With the Prime Minister Theresa May indicating that there is insufficient time to replace European bodies with a new British regulatory regime, the implications of Brexit look to have limited short term impact on financial services regulation. However, beyond March 2019, what would a hard or soft Brexit look like in terms of future regulation?

The key components of Brexit revolve around the single market, free movement of people, law and regulation.

A soft Brexit would enable firms to continue to rely on regulatory passporting rights, as a continued participant in the single market. We could find that the post-Brexit environment is closely similar to the 'business as usual' environment that currently exists.

However, the implications of a hard Brexit, bringing about the end of the single market, would mean that the UK would be subject to regulatory third country equivalence under the European Union (EU). A potential outcome of this would be that UK firms would also need to be authorised in EU states to continue to do business with the EU.

Presently, the UK has some of the highest regulatory standards in the world, certainly in Europe. Leaving the EU is unlikely to dilute regulatory standards that UK firms are expected to follow. This is not least because regulators around the world, including in the UK, are keen to prevent a repeat of the 2008 financial crisis and so consider high regulatory standards essential. They will want to continue to ensure the security of financial markets and the fair and efficient operation of markets so that consumers have the best chance of receiving fair and transparent outcomes.

Notwithstanding UK regulatory standards, there is presently no equivalent regime in place for banking, meaning that UK banks would need to conduct EU business by way of a subsidiary located in the EU27. This is why we have started to see the movement and change in the geographical footprint of UK banks, leading to headlines claiming that certain banks are ‘quitting’ the UK. It could also transpire over time that we see an exit of overseas banks who originally came to the UK to have a presence in the EU. We may start to see the relocation of their UK subsidiaries as a result of a hard Brexit. 

Coming back to current regulatory standards, third country equivalence under a hard exit depends on whether the EU Commission consider that our regulatory regime is equivalent to the relevant EU rules, which potentially means that we’re in a solid position, assuming that relations between the UK and EU27 remain amicable.
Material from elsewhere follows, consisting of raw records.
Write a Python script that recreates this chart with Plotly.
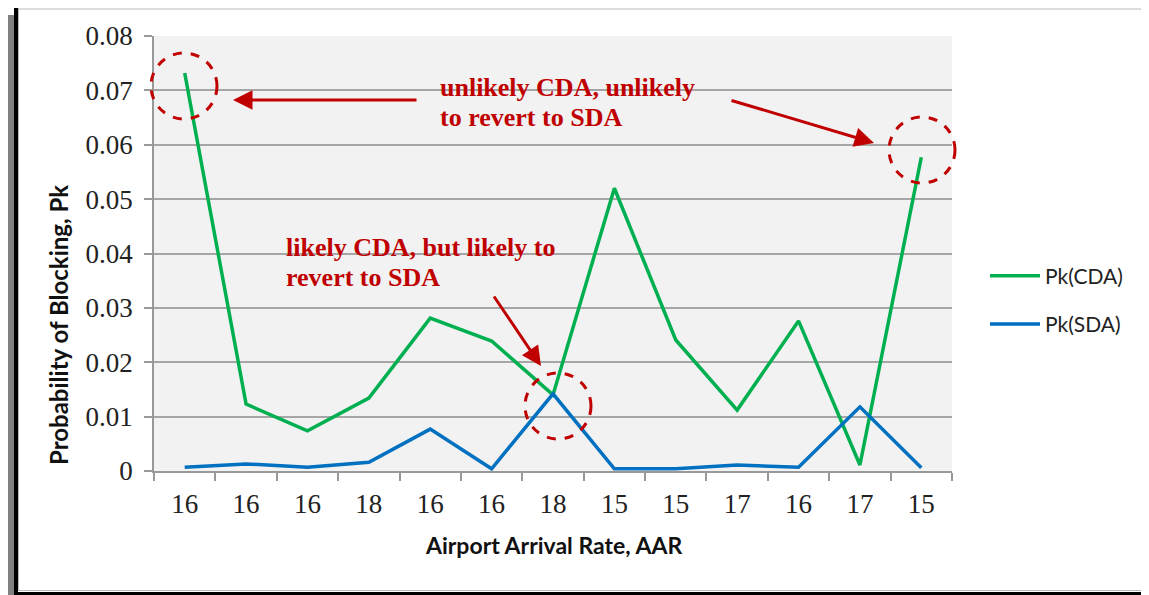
import plotly.graph_objects as go

# ---- data ----
aar_labels = ["16", "16", "16", "18", "16", "16", "18", "15", "15", "17", "16", "17", "15"]
pk_cda = [0.0732, 0.0123, 0.0074, 0.0134, 0.0281, 0.0239, 0.0140, 0.0520, 0.0241, 0.0112, 0.0276, 0.0011, 0.0577]
pk_sda = [0.0007, 0.0013, 0.0007, 0.0016, 0.0077, 0.0004, 0.0142, 0.0004, 0.0004, 0.0011, 0.0007, 0.0118, 0.0006]
cats = [f"c{i}" for i in range(len(aar_labels))]
x_title = "Airport Arrival Rate, AAR"
y_title = "Probability of Blocking, Pk"

OFF = 8  # browser body margin
W, H = 1149 - OFF, 595 - OFF
L, R, T, B = 154 - OFF, 952 - OFF, 36 - OFF, 471 - OFF  # plot area in figure pixels


def px(x):  # reference-screen x -> paper
    return (x - OFF - L) / (R - L)


def py(y):  # reference-screen y -> paper
    return (B - (y - OFF)) / (B - T)


RED = "#C00000"

fig = go.Figure()
fig.add_trace(go.Scatter(x=cats, y=pk_cda, mode="lines", name="Pk(CDA)", legendgroup="a",
                         line=dict(color="#00B050", width=3.5)))
fig.add_trace(go.Scatter(x=cats, y=pk_sda, mode="lines", name="Pk(SDA)", legendgroup="b",
                         line=dict(color="#0070C0", width=3.5)))

shapes = []
# frame
shapes.append(dict(type="rect", xref="paper", yref="paper", x0=px(4), x1=px(14), y0=py(595), y1=py(15),
                   fillcolor="#808080", line=dict(width=0), layer="above"))
shapes.append(dict(type="line", xref="paper", yref="paper", x0=px(14), x1=px(1149), y0=py(6.5), y1=py(6.5),
                   line=dict(color="black", width=3)))
shapes.append(dict(type="line", xref="paper", yref="paper", x0=px(16), x1=px(16), y0=py(5), y1=py(595),
                   line=dict(color="black", width=4)))
shapes.append(dict(type="line", xref="paper", yref="paper", x0=px(14), x1=px(1149), y0=py(593.5), y1=py(593.5),
                   line=dict(color="black", width=3)))
shapes.append(dict(type="line", xref="paper", yref="paper", x0=px(1148), x1=px(1148), y0=py(8), y1=py(591),
                   line=dict(color="#C8C8C8", width=1.5)))
shapes.append(dict(type="line", xref="paper", yref="paper", x0=px(18.5), x1=px(18.5), y0=py(8), y1=py(591),
                   line=dict(color="#BBBBBB", width=1)))
shapes.append(dict(type="line", xref="paper", yref="paper", x0=px(18), x1=px(1148), y0=py(9), y1=py(9),
                   line=dict(color="#BBBBBB", width=1)))
shapes.append(dict(type="line", xref="paper", yref="paper", x0=px(18), x1=px(1148), y0=py(590.5), y1=py(590.5),
                   line=dict(color="#BBBBBB", width=1)))

# dashed circles
for cx, cy, r in [(184, 86, 33), (922, 150, 33), (558, 406, 33)]:
    shapes.append(dict(type="circle", xref="paper", yref="paper",
                       x0=px(cx - r), x1=px(cx + r), y0=py(cy + r), y1=py(cy - r),
                       line=dict(color=RED, width=3, dash="dash")))

annotations = []
tfont = dict(family="Liberation Serif", size=26, color=RED)
for text, x, y in [("<b>unlikely CDA, unlikely</b>", 438, 87),
                   ("<b>to revert to SDA</b>", 438, 118),
                   ("<b>likely CDA, but likely to</b>", 284, 247),
                   ("<b>revert to SDA</b>", 284, 277)]:
    annotations.append(dict(xref="paper", yref="paper", x=px(x), y=py(y), text=text,
                            showarrow=False, xanchor="left", yanchor="middle", font=tfont))

for (tx, ty), (sx, sy) in [((233, 100), (418, 100)), ((874, 143), (730, 100)), ((541, 366), (493, 295))]:
    annotations.append(dict(xref="paper", yref="paper", x=px(tx), y=py(ty), text="",
                            showarrow=True, ax=sx - tx, ay=sy - ty, arrowhead=2, arrowsize=1.3,
                            arrowwidth=3, arrowcolor=RED))

# axis titles
annotations.append(dict(xref="paper", yref="paper", x=px(553), y=py(545), text=f"<b>{x_title}</b>",
                        showarrow=False, xanchor="center", yanchor="middle",
                        font=dict(family="Lato", size=23, color="#111111")))
annotations.append(dict(xref="paper", yref="paper", x=px(59), y=py(325), text=f"<b>{y_title}</b>",
                        showarrow=False, xanchor="center", yanchor="middle", textangle=-90,
                        font=dict(family="Lato", size=24, color="#111111")))

fig.update_layout(
    width=W, height=H,
    margin=dict(l=L, r=W - R, t=T, b=H - B, autoexpand=False),
    paper_bgcolor="white",
    plot_bgcolor="#F2F2F2",
    shapes=shapes,
    annotations=annotations,
    showlegend=True,
    legend=dict(x=px(985), y=py(300), xanchor="left", yanchor="middle",
                font=dict(family="Lato", size=21, color="#222222"),
                bgcolor="rgba(0,0,0,0)", tracegroupgap=18, itemwidth=50),
    xaxis=dict(type="category", tickvals=cats, ticktext=aar_labels, tickson="boundaries",
               ticks="outside", ticklen=8, tickcolor="#999999", tickwidth=1.5,
               showline=True, linecolor="#999999", linewidth=1.5, showgrid=False,
               tickfont=dict(family="Liberation Serif", size=27, color="#222222"),
               ticklabelstandoff=8,
               range=[-0.5, 12.5]),
    yaxis=dict(range=[0, 0.08], tickvals=[0, 0.01, 0.02, 0.03, 0.04, 0.05, 0.06, 0.07, 0.08],
               ticktext=["0", "0.01", "0.02", "0.03", "0.04", "0.05", "0.06", "0.07", "0.08"],
               ticks="outside", ticklen=8, tickcolor="#999999", tickwidth=1.5,
               showgrid=True, gridcolor="#A6A6A6", gridwidth=1.5,
               showline=True, linecolor="#999999", linewidth=1.5, zeroline=False,
               tickfont=dict(family="Liberation Serif", size=27, color="#222222"),
               ticklabelstandoff=6),
)

fig.write_html("out.html")
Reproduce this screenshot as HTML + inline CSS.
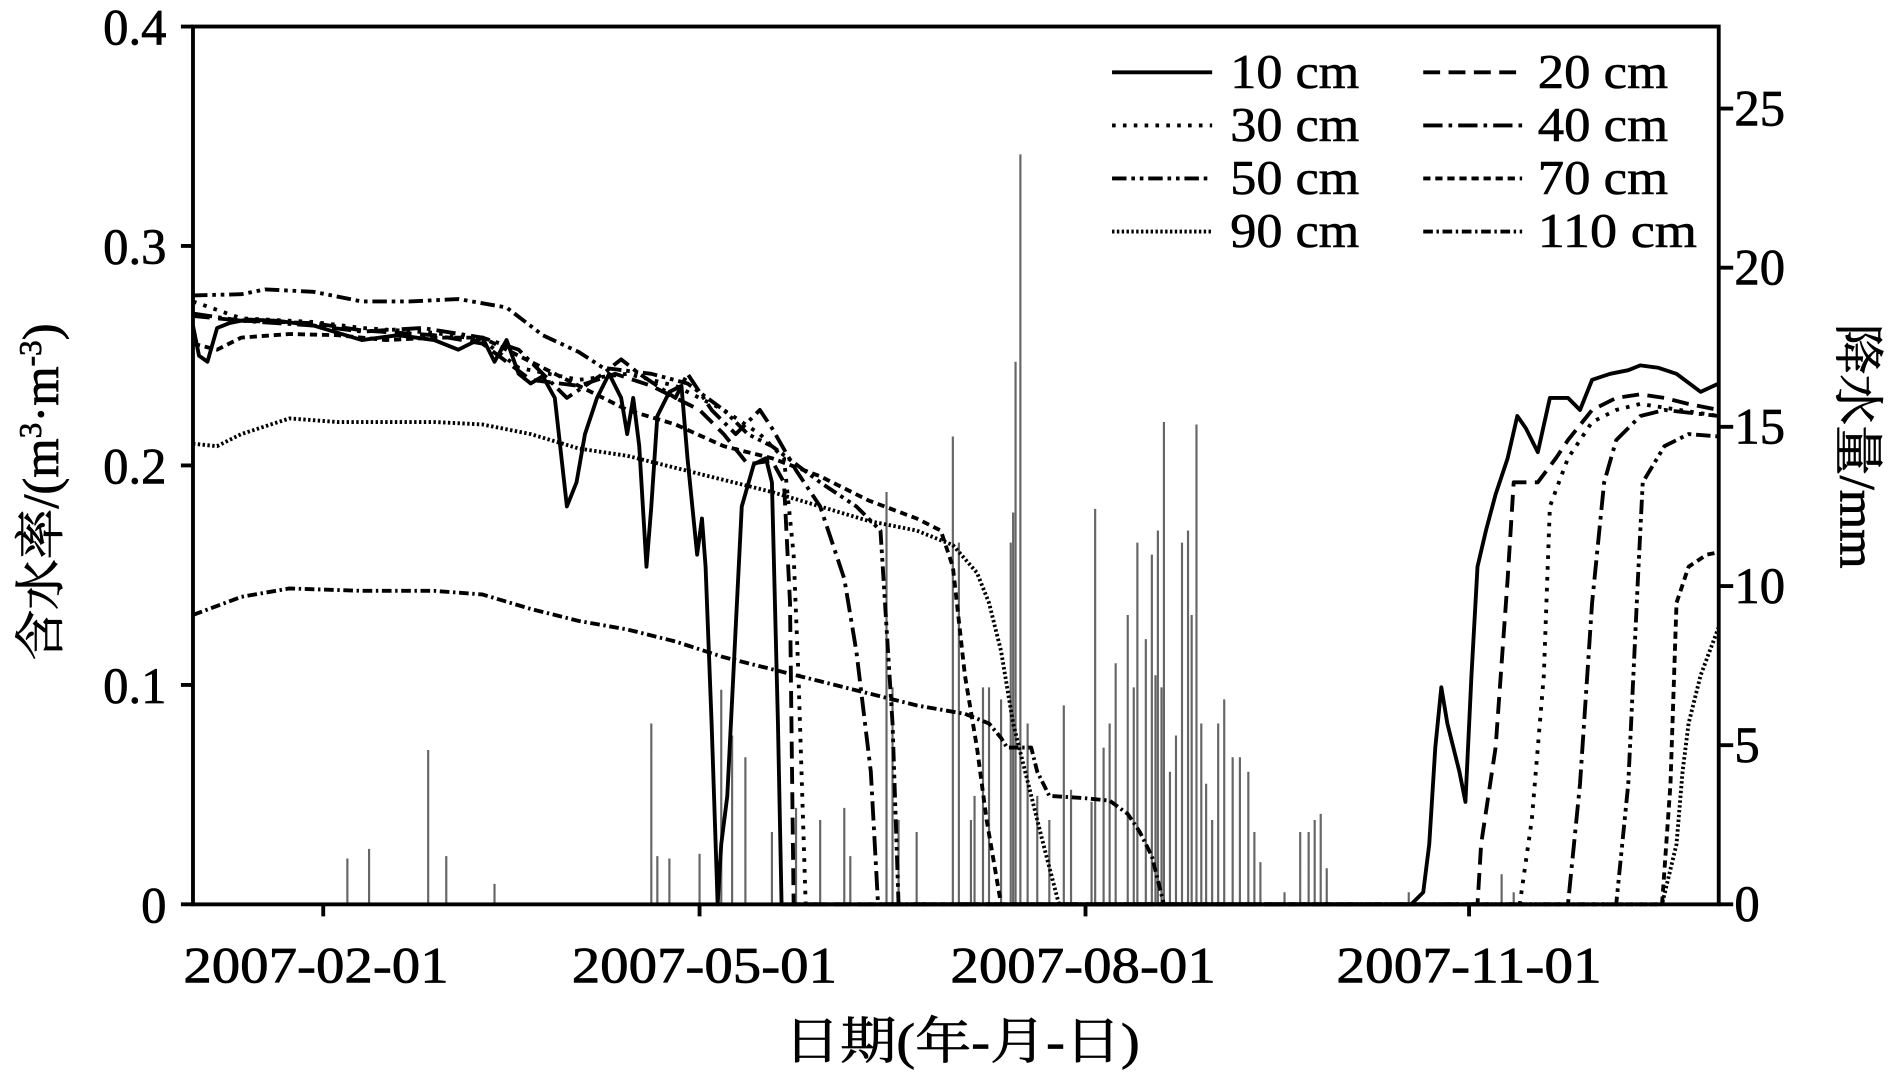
<!DOCTYPE html>
<html><head><meta charset="utf-8"><style>html,body{margin:0;padding:0;background:#fff}svg{display:block}</style></head><body>
<svg width="1890" height="1078" viewBox="0 0 1567 894" preserveAspectRatio="none" xmlns="http://www.w3.org/2000/svg" font-family="Liberation Serif, Noto Serif CJK SC, serif">
<g stroke="#666" stroke-width="1.8">
<path d="M288 750V712M306 750V704M355 750V622M370 750V710M410 750V733M540 750V600M545 750V710M555 750V712M580 750V708M598 750V572M607 750V610M618 750V628M640 750V690M660 750V670M680 750V680M700 750V670M705 750V710M735 750V408M740 750V570M745 750V680M760 750V690M790 750V362M795 750V450M805 750V680M808 750V660M815 750V570M820 750V570M830 750V580M838 750V450M840 750V425M842 750V300M846 750V128M852 750V600M860 750V660M870 750V680M882 750V585M888 750V655M905 750V665M908 750V422M915 750V620M920 750V600M925 750V550M935 750V510M940 750V570M943 750V450M950 750V530M955 750V460M958 750V560M960 750V440M963 750V570M965 750V350M970 750V640M975 750V610M980 750V450M985 750V440M988 750V510M992 750V352M996 750V600M1000 750V650M1005 750V680M1010 750V600M1015 750V580M1022 750V628M1028 750V628M1035 750V640M1040 750V690M1045 750V715M1065 750V740M1078 750V690M1085 750V690M1090 750V680M1095 750V675M1100 750V720M1168 750V740M1245 750V725M1255 750V740"/>
</g>
<g fill="none" stroke="#000" stroke-width="3.2" stroke-linejoin="round">
<polyline points="160,270 165,295 172,300 180,272 190,268 205,265 230,266 260,270 300,282 330,278 360,282 380,290 400,280 410,300 420,282 430,310 440,318 450,312 460,330 470,420 478,400 485,360 495,330 505,310 515,330 520,360 525,330 530,370 536,470 540,420 545,345 555,325 565,320 570,380 578,460 582,430 585,470 590,600 595,750 598,700 603,660 608,560 615,420 625,385 635,380 640,400 645,600 648,750 1170,750 1180,740 1185,700 1190,620 1195,570 1200,600 1210,640 1215,665 1220,560 1225,470 1232,440 1240,410 1250,380 1258,345 1265,355 1275,375 1285,330 1300,330 1310,340 1320,315 1335,310 1350,307 1360,303 1375,305 1390,310 1410,325 1425,318"/>
<polyline stroke-dasharray="14,7" points="160,262 200,266 260,268 300,274 360,278 400,285 420,300 440,315 480,320 510,310 540,320 560,330 580,340 600,360 620,385 640,382 650,400 655,500 658,750 1225,750 1228,700 1240,620 1250,480 1255,400 1275,400 1290,380 1300,365 1320,340 1340,330 1360,327 1380,330 1400,335 1425,340"/>
<polyline stroke-dasharray="3,6" points="160,250 200,264 260,267 300,272 360,276 400,282 430,305 480,315 520,310 560,320 600,340 630,360 650,380 658,460 662,560 668,750 1260,750 1270,680 1280,560 1285,420 1300,380 1320,350 1340,340 1360,335 1425,345"/>
<polyline stroke-dasharray="16,5,3,5" points="160,260 200,266 260,270 300,275 350,272 400,280 430,290 470,330 500,310 515,298 530,310 560,330 570,310 590,340 610,360 630,340 640,355 660,390 680,420 700,480 710,540 722,640 728,750 1300,750 1310,650 1320,500 1330,400 1340,365 1360,345 1380,340 1425,345"/>
<polyline stroke-dasharray="12,4,3,4,3,4" points="160,245 200,244 220,240 260,242 300,250 340,250 380,248 420,255 450,278 480,292 500,305 540,310 570,318 600,340 620,360 640,370 660,385 680,400 710,420 730,440 740,600 745,750 1340,750 1350,650 1358,480 1362,400 1380,370 1400,360 1425,362"/>
<polyline stroke-dasharray="6,4" points="160,285 180,290 200,280 240,277 280,278 320,282 360,280 400,280 440,300 480,320 520,340 560,352 600,370 640,380 680,395 720,415 760,430 780,440 790,470 800,560 810,620 818,680 830,750 1378,750 1385,650 1390,500 1400,470 1415,460 1425,458"/>
<polyline stroke-dasharray="2,2" points="160,368 180,370 200,360 240,347 280,350 320,350 360,350 400,352 440,360 480,372 520,378 560,388 600,398 640,408 680,420 720,432 760,440 790,452 810,475 820,500 830,540 840,600 855,660 865,700 878,750 1378,750 1390,700 1395,640 1400,600 1410,560 1425,520"/>
<polyline stroke-dasharray="8,3,2,3" points="160,510 200,495 240,488 300,490 360,490 400,493 440,505 480,515 520,522 560,532 600,545 640,555 680,565 720,575 760,585 800,592 820,600 830,612 835,620 855,620 860,640 870,660 900,662 920,664 935,675 945,690 955,710 960,730 965,750"/>
</g>
<g stroke="#000" stroke-width="3.2" fill="none">
<rect x="160" y="22" width="1265" height="728"/>
<path d="M150 22H160M150 204H160M150 386H160M150 568H160M150 750H160M1425 750H1437M1425 618H1437M1425 486H1437M1425 354H1437M1425 222H1437M1425 90H1437M268 750V760M580 750V760M900 750V760M1218 750V760"/>
</g>
<g font-size="42" text-anchor="end" stroke="#000" stroke-width="0.6">
<text x="138" y="37">0.4</text><text x="138" y="219">0.3</text><text x="138" y="401">0.2</text><text x="138" y="583">0.1</text><text x="138" y="765">0</text>
</g>
<g font-size="42" stroke="#000" stroke-width="0.6">
<text x="1438" y="104">25</text><text x="1438" y="236">20</text><text x="1438" y="368">15</text><text x="1438" y="500">10</text><text x="1438" y="632">5</text><text x="1438" y="764">0</text>
</g>
<g font-size="42" stroke="#000" stroke-width="0.6">
<text x="152" y="815" textLength="220" lengthAdjust="spacingAndGlyphs">2007-02-01</text>
<text x="474" y="815" textLength="220" lengthAdjust="spacingAndGlyphs">2007-05-01</text>
<text x="788" y="815" textLength="220" lengthAdjust="spacingAndGlyphs">2007-08-01</text>
<text x="1108" y="815" textLength="220" lengthAdjust="spacingAndGlyphs">2007-11-01</text>
<text x="650" y="878" textLength="295" lengthAdjust="spacingAndGlyphs">日期(年-月-日)</text>
</g>
<text transform="translate(48,408) rotate(-90)" font-size="42" text-anchor="middle" stroke="#000" stroke-width="0.6">含水率/(m<tspan font-size="26" dy="-14">3</tspan><tspan dy="14">·m</tspan><tspan font-size="26" dy="-14">-3</tspan><tspan dy="14">)</tspan></text>
<text transform="translate(1526,370) rotate(90)" font-size="42" text-anchor="middle" stroke="#000" stroke-width="0.6">降水量/mm</text>
<g stroke="#000" stroke-width="3.2" fill="none">
<path d="M922 60H1005"/>
<path d="M1180 60H1262" stroke-dasharray="14,7"/>
<path d="M922 104H1005" stroke-dasharray="3,6"/>
<path d="M1180 104H1262" stroke-dasharray="16,5,3,5"/>
<path d="M922 148H1005" stroke-dasharray="12,4,3,4,3,4"/>
<path d="M1180 148H1262" stroke-dasharray="6,4"/>
<path d="M922 192H1005" stroke-dasharray="2,2"/>
<path d="M1180 192H1262" stroke-dasharray="8,3,2,3"/>
</g>
<g font-size="40" stroke="#000" stroke-width="0.5">
<text x="1020" y="73" textLength="107" lengthAdjust="spacingAndGlyphs">10 cm</text><text x="1275" y="73" textLength="108" lengthAdjust="spacingAndGlyphs">20 cm</text>
<text x="1020" y="117" textLength="107" lengthAdjust="spacingAndGlyphs">30 cm</text><text x="1275" y="117" textLength="108" lengthAdjust="spacingAndGlyphs">40 cm</text>
<text x="1020" y="161" textLength="107" lengthAdjust="spacingAndGlyphs">50 cm</text><text x="1275" y="161" textLength="108" lengthAdjust="spacingAndGlyphs">70 cm</text>
<text x="1020" y="205" textLength="107" lengthAdjust="spacingAndGlyphs">90 cm</text><text x="1275" y="205" textLength="132" lengthAdjust="spacingAndGlyphs">110 cm</text>
</g>
</svg>
</body></html>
However, it is important to look to history in such a time when we are speculating about how the future may unfold. Historically, the EU’s granting of third country equivalence has taken at least 24 months. So for equivalence to be achieved before the UK leaves the EU would need to be high on the agenda for Article 50 negotiations. Otherwise, the result could be a disastrous pause in UK financial services’ interaction with the EU. The resulting interruption in trade and disruption to financial markets and services would be chaotic at best and at worst would have a traumatic effect on the UK economy as a whole, to which financial services contributes around 10% to GDP.

The best outcome, therefore, has to be a negotiated agreement for the UK that gives full access to all sub-sectors and markets across financial services and insurance before the UK formally leaves the EU.  

It is important that UK regulated firms begin to consider different scenarios based on various assumptions about equivalence arrangements and the different levels of access to the EU that firms may have after Brexit. Such scenario planning will provide a firmer basis for making strategic and operating decisions once the Brexit negotiations in progress around regulation become clearer.